Definition : A function is said to be $\beta$-strongly convex if,
$f(\theta w + (1-\theta) w') \le \theta f(w) + (1-\theta) f(w') - \frac{\beta}{2}\theta(1-\theta)(w-w')^2$
What is the motivation behind the $\frac{\beta}{2}\theta(1-\theta)(w-w')^2$ term?
On
First, note that any strongly convex function with $\beta>0$ is convex. You can note this by considering $\theta\in\left(0,1\right)$ and $w\neq w^{\prime}$to get that $$ \frac{\beta}{2}\theta\left(1-\theta\right)\left(w-w^{\prime}\right)>0 $$ and hence \begin{align*} f\left(\theta w+\left(1-\theta\right)w^{\prime}\right) & \leq\theta f\left(w\right)+\left(1-\theta\right)f\left(w^{\prime}\right)-\frac{\beta}{2}\theta\left(1-\theta\right)\left(w-w^{\prime}\right)^{2}\\ & <\theta f\left(w\right)+\left(1-\theta\right)f\left(w^{\prime}\right)-0\\ & =\theta f\left(w\right)+\left(1-\theta\right)f\left(w^{\prime}\right). \end{align*} However, the converse is not necessarily true. Strong convexity is thus a stronger (hence the name) requirement than strict convexity. Whenever you restrict the space of objects you are looking at, you make your life easier, but you will not be able to say something as general if you had not restricted your space. From Wikipedia, ``strongly convex functions are in general easier to work with than convex or strictly convex functions, since they are a smaller class.''
Here, strong convexity is trying to make your life easier by telling you just how strictly convex a function is. The larger the $\beta$, the more ``strictly'' convex your function is.

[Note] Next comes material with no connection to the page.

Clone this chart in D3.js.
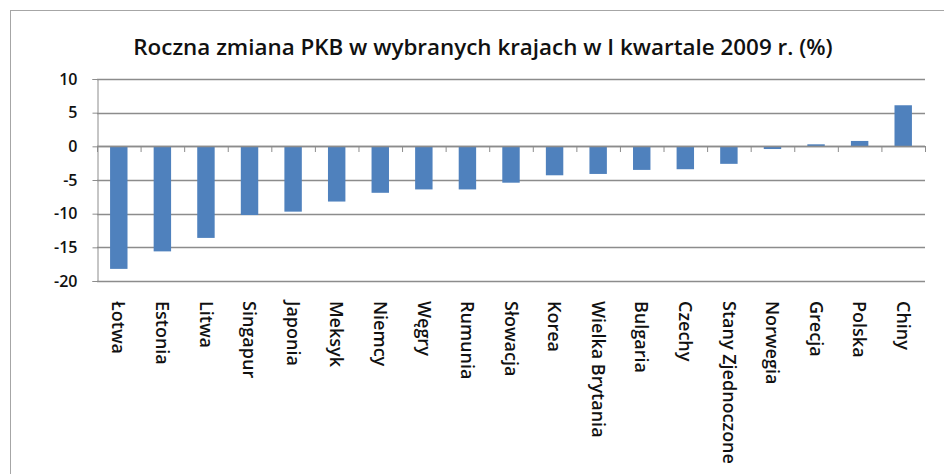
<!DOCTYPE html>
<html>
<head>
<meta charset="utf-8">
<script src="https://cdnjs.cloudflare.com/ajax/libs/d3/7.8.5/d3.min.js"></script>
<style>
body { margin: 0; background: #fff; }
svg { display: block; font-family: "Open Sans", "Noto Sans", sans-serif; }
</style>
</head>
<body>
<div id="chart"></div>
<script>
// dane z wykresu
var kraje = ["Łotwa", "Estonia", "Litwa", "Singapur", "Japonia", "Meksyk", "Niemcy", "Węgry",
	"Rumunia", "Słowacja", "Korea", "Wielka Brytania", "Bulgaria", "Czechy",
	"Stany Zjednoczone", "Norwegia", "Grecja", "Polska", "Chiny"];
var zmiana = [-18.2, -15.6, -13.6, -10.2, -9.7, -8.2, -6.9, -6.4, -6.4, -5.4, -4.3, -4.1,
	-3.5, -3.4, -2.6, -0.4, 0.3, 0.8, 6.1];
var yTicks = [10, 5, 0, -5, -10, -15, -20];
var tytul = "Roczna zmiana PKB w wybranych krajach w I kwartale 2009 r. (%)";

var width = 944, height = 474;
var margin = { left: 97, right: 19, top: 79, bottom: 193 }; // obszar wykresu

var svg = d3.select("#chart").append("svg").attr("width", width).attr("height", height);

// ramka wykresu
svg.append("rect").attr("x", 10.5).attr("y", 10.5).attr("width", 950).attr("height", 480)
	.attr("fill", "none").attr("stroke", "#a6a6a6").attr("stroke-width", 1);

svg.append("text").attr("x", 483).attr("y", 55).attr("text-anchor", "middle")
	.attr("font-size", 22.4).attr("font-weight", 600).attr("fill", "#111").text(tytul);

var x = d3.scaleBand().domain(kraje).range([margin.left, width - margin.right])
	.paddingInner(0.6).paddingOuter(0.3);
var y = d3.scaleLinear().domain([-20, 10]).range([height - margin.bottom, margin.top]);

// linie siatki
svg.append("g").selectAll("line").data(yTicks).enter().append("line")
	.attr("x1", margin.left).attr("x2", width - margin.right)
	.attr("y1", function(d) { return Math.round(y(d)) + 0.5; })
	.attr("y2", function(d) { return Math.round(y(d)) + 0.5; })
	.attr("stroke", "#8c8c8c").attr("stroke-width", 1.3);

// os y
var yAxis = svg.append("g").attr("transform", "translate(" + (margin.left + 0.5) + ",0)")
	.call(d3.axisLeft(y).tickValues(yTicks).tickSize(5).tickPadding(15)
		.tickFormat(function(d) { return String(d); }));
yAxis.select(".domain").attr("stroke", "#8c8c8c");
yAxis.selectAll(".tick line").attr("stroke", "#8c8c8c");
yAxis.selectAll("text").attr("font-size", 16).attr("font-weight", 600).attr("fill", "#111")
	.attr("font-family", "\"Open Sans\", sans-serif");

// slupki
svg.append("g").selectAll("rect").data(zmiana).enter().append("rect")
	.attr("x", function(d, i) { return x(kraje[i]); })
	.attr("width", x.bandwidth())
	.attr("y", function(d) { return y(Math.max(0, d)); })
	.attr("height", function(d) { return Math.abs(y(d) - y(0)); })
	.attr("fill", "#4f81bd");

// os x na poziomie zera, znaczniki miedzy kategoriami
var step = x.step();
var granice = d3.range(kraje.length + 1);
svg.append("line").attr("x1", margin.left).attr("x2", width - margin.right)
	.attr("y1", Math.round(y(0)) + 0.5).attr("y2", Math.round(y(0)) + 0.5)
	.attr("stroke", "#8c8c8c").attr("stroke-width", 1.3);
svg.append("g").selectAll("line").data(granice).enter().append("line")
	.attr("x1", function(d) { return margin.left + d * step + 0.5; })
	.attr("x2", function(d) { return margin.left + d * step + 0.5; })
	.attr("y1", Math.round(y(0))).attr("y2", Math.round(y(0)) + 6)
	.attr("stroke", "#8c8c8c");

// etykiety kategorii, obrocone
svg.append("g").selectAll("text").data(kraje).enter().append("text")
	.attr("transform", function(d) {
		return "translate(" + (x(d) + x.bandwidth() / 2) + ",301) rotate(90)";
	})
	.attr("dy", "0.35em").attr("font-size", 18).attr("font-weight", 600).attr("fill", "#111")
	.text(function(d) { return d; });
</script>
</body>
</html>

With this definition, $f(w)$ is $\beta$-strongly convex if and only if $g(w)=f(w) - \frac{\beta}{2}\|w\|^2$ is convex. That is, if you expand out the terms you'll see the following expressions are equivalent: $$ \begin{aligned} f(\theta w + (1-\theta) w') &\le \theta f(w) + (1-\theta) f(w') - \frac{\beta}{2}\theta(1-\theta)\|w-w'\|^2 \\ \Leftrightarrow g(\theta w + (1-\theta) w') &\le \theta g(w) + (1-\theta) g(w') \end{aligned} $$ This means $f$ can be written as the sum of convex function $g$ and a quadratic term: $f(w)=g(w)+ \frac{\beta}{2}\|w\|^2$.
Also, a strongly convex function has a unique minimizer. Suppose $w$ and $w'$ both minimize $f$ and $w\ne w'$, then the strong convexity condition implies $f((w+w')/2) < (f(w)+f(w'))/2$, a contradiction. So, in fact we can express $f(w)=h(w)+ \frac{\beta}{2}\|w - w^*\|^2 + f(w^*)$, where $h$ is a nonnegative convex function, and $w^*$ is the unique minimizer of $f$.